With colourful shoelaces, “Düsseldorf Rhein-Ruhr” campaigned to host the Summer Olympic Games in North Rhine-Westphalia. After Munich in 1972, it was high time for the world sporting event to come to Germany again in 2012. The colour scheme combined all of the national flags of the world distributed on a percentage basis. The bid was unsuccessful – London won the race for 2012.
This was the third attempt to bring the Games to North Rhine-Westphalia. This great enthusiasm for competition under the five rings is an indicator of the growing role of sport in society. In the late 1960s, sport was the weapon of choice in the fight against obesity and cardiovascular disease in order to relieve the burden on the healthcare sector. Jürgen Palm of Solingen developed the campaign “Get fit through sport!”, which produced a multitude of fitness trails and the beloved mascot “Trimmy”. Unlike the Olympic bid, Palm’s campaign was very successful: the “nation of couch potatoes” is a thing of the past.

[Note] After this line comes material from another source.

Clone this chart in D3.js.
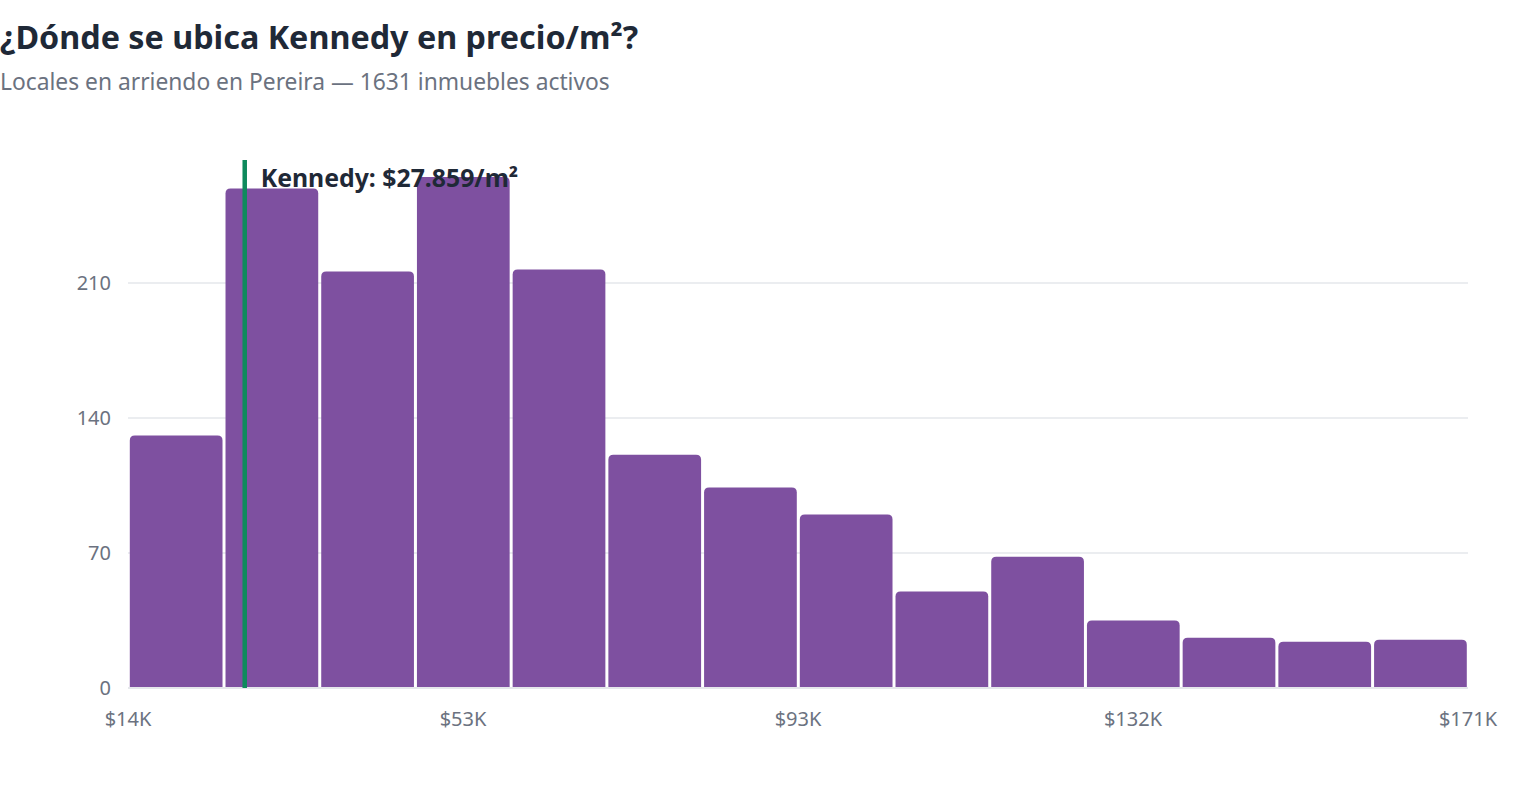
<!DOCTYPE html>
<html><head><meta charset="utf-8">
<script src="https://cdn.jsdelivr.net/npm/d3@7"></script>
<style>
body{margin:0;background:#fff;font-family:"Noto Sans","Open Sans",sans-serif;}
svg{display:block}
</style></head>
<body>
<svg id="c" width="1520" height="800"></svg>
<script>
const binCounts = [131, 259, 216, 265, 217, 121, 104, 90, 50, 68, 35, 26, 24, 25];
const priceMin = 14.2;   // miles de $ por m²
const priceMax = 171.0;
const yTicks = [0, 70, 140, 210];
const kennedyPrice = 27.859;
const title = "¿Dónde se ubica Kennedy en precio/m²?";
const subtitle = "Locales en arriendo en Pereira — 1631 inmuebles activos";
const markerLabel = "Kennedy: $27.859/m²";

const svg = d3.select("#c");
const m = {left:128, right:1468, top:160, bottom:688};
const binW = (priceMax - priceMin) / binCounts.length;
const bins = binCounts.map((c,i)=>({x0: priceMin + i*binW, x1: priceMin + (i+1)*binW, c}));

const x = d3.scaleLinear().domain([priceMin, priceMax]).range([m.left, m.right]);
const y = d3.scaleLinear().domain([0, 273.8]).range([m.bottom, m.top]);

// gridlines
svg.append("g").selectAll("line").data(yTicks).join("line")
  .attr("x1", m.left).attr("x2", m.right)
  .attr("y1", d=>y(d)).attr("y2", d=>y(d))
  .attr("stroke", "#e5e7eb").attr("stroke-width", d=> d===0?2:1.5);

// y labels
svg.append("g").selectAll("text").data(yTicks).join("text")
  .attr("x", 111).attr("y", d=>y(d)+7)
  .attr("text-anchor","end").attr("fill","#6b7280").attr("font-size",20)
  .text(d=>d);

// bars with rounded top corners
function barPath(x0,x1,yt,yb,r){
  r = Math.min(r, (x1-x0)/2, yb-yt);
  return `M${x0},${yb}V${yt+r}Q${x0},${yt} ${x0+r},${yt}H${x1-r}Q${x1},${yt} ${x1},${yt+r}V${yb}Z`;
}
svg.append("g").selectAll("path").data(bins).join("path")
  .attr("d", d=>barPath(x(d.x0)+1.8, x(d.x1)-1.2, y(d.c), y(0)-1, 5))
  .attr("fill", "#7e50a0");

// x axis labels
const xTicks = d3.range(5).map(i=> priceMin + i*(priceMax-priceMin)/4);
svg.append("g").selectAll("text").data(xTicks).join("text")
  .attr("x", d=>x(d)).attr("y", 726)
  .attr("text-anchor","middle").attr("fill","#6b7280").attr("font-size",20)
  .text(d=>"$"+Math.round(d)+"K");

// marker line
const kx = x(kennedyPrice);
svg.append("line").attr("x1",kx).attr("x2",kx).attr("y1",m.top).attr("y2",m.bottom)
  .attr("stroke","#0e8a5c").attr("stroke-width",4.5);
svg.append("text").attr("x", kx+16).attr("y", 187)
  .attr("fill","#1f2937").attr("font-size",24.8).attr("font-weight","bold")
  .text(markerLabel);

// titles
svg.append("text").attr("x",0).attr("y",49).attr("fill","#1f2937")
  .attr("font-size",32.3).attr("font-weight","bold").text(title);
svg.append("text").attr("x",0).attr("y",90).attr("fill","#6b7280")
  .attr("font-size",22.8).text(subtitle);
</script>
</body></html>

Now, North Rhine-Westphalia wants to make history in 2036; private and public initiatives are again hoping to bring home the Olympic Games. They aim to particularly score points with sustainability: the Rhine and Ruhr region boasts plentiful, modern and well-developed stadia, sporting facilities and transport links. The organisers plan to consciously distance the event from the 1936 Berlin Olympic Games run by the National Socialists. 100 years later, this is to be a diverse, welcoming and colourful world celebration of sport taking place under democratic auspices.